That's a very arbitrary line to draw. Some "alternative browsers" exist that wrap the IE rendering engine in a different UI (and some of those include their own firebug-like functionality), does that mean IE is more customizable than firefox (which, after all, forces you to use GTK for your UI)?
Wrapping the IE rendering engine in a different UI is a different browser, but further than that, you can also embed Gekko, Firefox's rendering engine in a custom UI.
Examples of browsers that embedded Gekko: Camino (a Firefox fork for OS X that happened in a time when Firefox wasn't as polished for OS X), Flock and K-Meleon. Google's Picassa for Linux was also using Gekko.
Only Firefox on Linux uses GTK. Even on Linux, there have been previous attempts at supporting Qt as the backend for KDE, but all failed because of the easiness with which you can make GTK look like whatever KDE theme you've got selected - not perfect, but the flaws where not enough to gather interest in further development.
This isn't to say that XUL/Gekko are perfect as their complexity was often the subject of criticism, which is why Mozilla replaced XUL completely with HTML5 in Firefox OS and will probably do so in future Firefox versions - as they are also working on Servo, a next-gen rendering engine that doesn't do XUL anymore: http://www.mozilla.org/en-US/research/projects/
Imagine a browser who's every facet and functionality is customizable by HTML5/Javascript extensions that you can install with one click. That's what Firefox already is - the Emacs of browsers.
For example, if my Firebug example wasn't enough, when Chrome was released, many people loved the light download progress functionality that wasn't opening an annoying modal window. Pretty soon an extension called the Download Statusbar happened: https://addons.mozilla.org/en-US/firefox/addon/download-stat...
>Wrapping the IE rendering engine in a different UI is a different browser, but further than that, you can also embed Gekko, Firefox's rendering engine in a custom UI.
>Examples of browsers that embedded Gekko: Camino (a Firefox fork for OS X that happened in a time when Firefox wasn't as polished for OS X), Flock and K-Meleon. Google's Picassa for Linux was also using Gekko.

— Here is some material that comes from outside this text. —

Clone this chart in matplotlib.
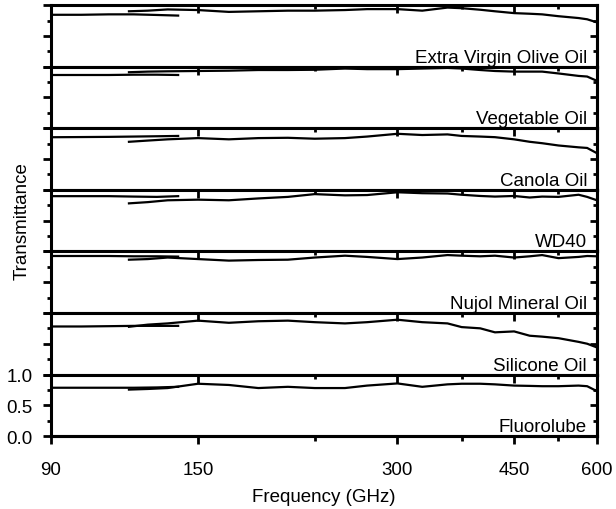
import matplotlib
matplotlib.use('Agg')
import matplotlib.pyplot as plt
from matplotlib.ticker import FixedLocator, NullFormatter, FixedFormatter

plt.rcParams['font.family'] = ['Liberation Sans', 'DejaVu Sans']

# frequency grids (GHz) for the two measurement bands
freq_short = [90, 100, 110, 120, 130, 140]
freq_long = [118, 126, 135, 150, 167, 185, 205, 225, 250, 270, 300, 327,
             357, 375, 400, 421, 450, 475, 496, 525, 563, 580, 600]

samples = ['Extra Virgin Olive Oil', 'Vegetable Oil', 'Canola Oil', 'WD40',
           'Nujol Mineral Oil', 'Silicone Oil', 'Fluorolube']

# transmittance, low band
olive_short = [0.843, 0.843, 0.85, 0.85, 0.84, 0.83]
veg_short = [0.865, 0.865, 0.865, 0.87, 0.87, 0.865]
canola_short = [0.854, 0.857, 0.86, 0.865, 0.87, 0.875]
wd40_short = [0.897, 0.897, 0.897, 0.89, 0.885, 0.897]
nujol_short = [0.925, 0.925, 0.925, 0.92, 0.92, 0.915]
silicone_short = [0.78, 0.78, 0.785, 0.79, 0.79, 0.79]
fluoro_short = [0.785, 0.785, 0.785, 0.785, 0.79, 0.80]

# transmittance, high band
olive_long = [0.90, 0.91, 0.93, 0.92, 0.89, 0.90, 0.91, 0.91, 0.92, 0.935, 0.935, 0.91,
              0.96, 0.95, 0.925, 0.90, 0.87, 0.86, 0.85, 0.82, 0.79, 0.77, 0.72]
veg_long = [0.91, 0.92, 0.925, 0.93, 0.935, 0.946, 0.946, 0.95, 0.97, 0.96, 0.96, 0.97,
            0.98, 0.97, 0.946, 0.93, 0.92, 0.92, 0.92, 0.89, 0.85, 0.84, 0.77]
canola_long = [0.78, 0.80, 0.82, 0.84, 0.82, 0.84, 0.845, 0.83, 0.84, 0.865, 0.91, 0.89,
               0.90, 0.875, 0.865, 0.855, 0.82, 0.78, 0.757, 0.72, 0.69, 0.68, 0.595]
wd40_long = [0.78, 0.80, 0.83, 0.84, 0.83, 0.86, 0.885, 0.93, 0.91, 0.915, 0.96, 0.945,
             0.94, 0.92, 0.90, 0.89, 0.90, 0.875, 0.89, 0.885, 0.92, 0.885, 0.83]
nujol_long = [0.865, 0.875, 0.90, 0.875, 0.85, 0.86, 0.865, 0.90, 0.93, 0.91, 0.875, 0.90,
              0.94, 0.93, 0.92, 0.93, 0.90, 0.92, 0.94, 0.89, 0.91, 0.925, 0.92]
silicone_long = [0.775, 0.81, 0.83, 0.875, 0.84, 0.865, 0.875, 0.85, 0.83, 0.85, 0.89, 0.85,
                 0.83, 0.77, 0.75, 0.685, 0.70, 0.63, 0.615, 0.59, 0.53, 0.50, 0.44]
fluoro_long = [0.755, 0.765, 0.78, 0.85, 0.83, 0.78, 0.80, 0.78, 0.78, 0.82, 0.855, 0.80,
               0.84, 0.85, 0.85, 0.84, 0.82, 0.815, 0.81, 0.81, 0.82, 0.81, 0.73]

short_sets = [olive_short, veg_short, canola_short, wd40_short,
              nujol_short, silicone_short, fluoro_short]
long_sets = [olive_long, veg_long, canola_long, wd40_long,
             nujol_long, silicone_long, fluoro_long]

x_major = [90, 150, 300, 450, 600]
x_minor = [225, 375, 525]
y_major = [0.0, 0.5, 1.0]
y_minor = [0.25, 0.75]

spine_w = 2.2
fs = 13.5

fig, axes = plt.subplots(7, 1, sharex=True, figsize=(6.16, 5.10), dpi=100)
fig.subplots_adjust(left=0.0828, right=0.969, bottom=0.143, top=0.988, hspace=0)

for i, ax in enumerate(axes):
    ax.plot(freq_short, short_sets[i], color='k', lw=1.6)
    ax.plot(freq_long, long_sets[i], color='k', lw=1.6)
    ax.set_xscale('log')
    ax.set_xlim(90, 600)
    ax.set_ylim(0, 1)
    for sp in ax.spines.values():
        sp.set_linewidth(spine_w)

    # x ticks on the top edge of every panel, pointing in
    ax.xaxis.set_major_locator(FixedLocator(x_major))
    ax.xaxis.set_minor_locator(FixedLocator(x_minor))
    ax.xaxis.set_major_formatter(NullFormatter())
    ax.xaxis.set_minor_formatter(NullFormatter())
    ax.tick_params(axis='x', which='both', direction='in', top=True, bottom=False,
                   labelbottom=False, width=2)
    ax.tick_params(axis='x', which='major', length=6)
    ax.tick_params(axis='x', which='minor', length=3)

    # left y ticks out, right y ticks in
    ax.yaxis.set_major_locator(FixedLocator(y_major))
    ax.yaxis.set_minor_locator(FixedLocator(y_minor))
    ax.tick_params(axis='y', which='both', direction='out', left=True, right=False,
                   width=2, labelsize=fs, pad=7, labelleft=(i == len(axes) - 1))
    ax.tick_params(axis='y', which='major', length=6)
    ax.tick_params(axis='y', which='minor', length=3)

    ry = ax.secondary_yaxis('right')
    ry.yaxis.set_major_locator(FixedLocator(y_major))
    ry.yaxis.set_minor_locator(FixedLocator(y_minor))
    ry.yaxis.set_major_formatter(NullFormatter())
    ry.yaxis.set_minor_formatter(NullFormatter())
    ry.tick_params(axis='y', which='both', direction='in', width=2)
    ry.tick_params(axis='y', which='major', length=5)
    ry.tick_params(axis='y', which='minor', length=3)
    ry.spines['right'].set_linewidth(spine_w)

    ax.text(0.982, 0.08, samples[i], transform=ax.transAxes, ha='right',
            va='baseline', fontsize=fs)

axes[-1].yaxis.set_major_formatter(FixedFormatter(['0.0', '0.5', '1.0']))

# frequency axis under the bottom panel, ticks pointing out
bx = axes[-1].secondary_xaxis('bottom')
bx.xaxis.set_major_locator(FixedLocator(x_major))
bx.xaxis.set_minor_locator(FixedLocator(x_minor))
bx.xaxis.set_major_formatter(FixedFormatter([str(v) for v in x_major]))
bx.xaxis.set_minor_formatter(NullFormatter())
bx.tick_params(axis='x', which='both', direction='out', width=2, labelsize=fs, pad=12)
bx.tick_params(axis='x', which='major', length=6)
bx.tick_params(axis='x', which='minor', length=3.5)
bx.spines['bottom'].set_linewidth(spine_w)

fig.text(324 / 616, 1 - 498 / 510, 'Frequency (GHz)', ha='center', va='center', fontsize=fs)
fig.text(22 / 616, 1 - 221 / 510, 'Transmittance', ha='center', va='center',
         rotation=90, fontsize=fs)

fig.savefig('out.png', dpi=100)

True, but only goes to show my point - if firefox's extension mechanism made it so super-customizable, surely there would be no need for such browsers?
>Firefox's UI toolkit is not GTK, but rather XUL+XPCOM
Fair enough, but the point stands; when writing extensions you're restricted to using the XUL toolkit. Contrast with e.g. activex-based add-ons in Internet Explorer, where AIUI you get the standard windows API and can thus use any toolkit you like.
>Imagine a browser who's every facet and functionality is customizable by HTML5/Javascript extensions that you can install with one click.
I'm happy to believe that Firefox is the browser that's easiest to customize in HTML5/Javascript, I just think that's a very arbitrary line to draw. IE addons can be any language you like (because again they're just using the standard APIs) and can be installed with one click.
There are plenty of good things about firefox, but I don't think you can say it's more or less customizable than the alternatives without defining customizability in a very arbitrary way. All browsers have a succession of methods of customization, from simple userjs to custom extension formats to embedding the engine in a new executable, with the power and complexity increasing at each step. That firefox's "extensions" lie at a bit more powerful and complex point along the line than chrome's is not the basis for this blanket claim of greater customizability.
Mozilla is working on it. Firefox OS for example no longer uses XUL and they've got an awesome research project called Servo - a Gekko replacement that addresses its short-comings.
Name another browser where the Firebug-like functionality is an extension and not something built-in.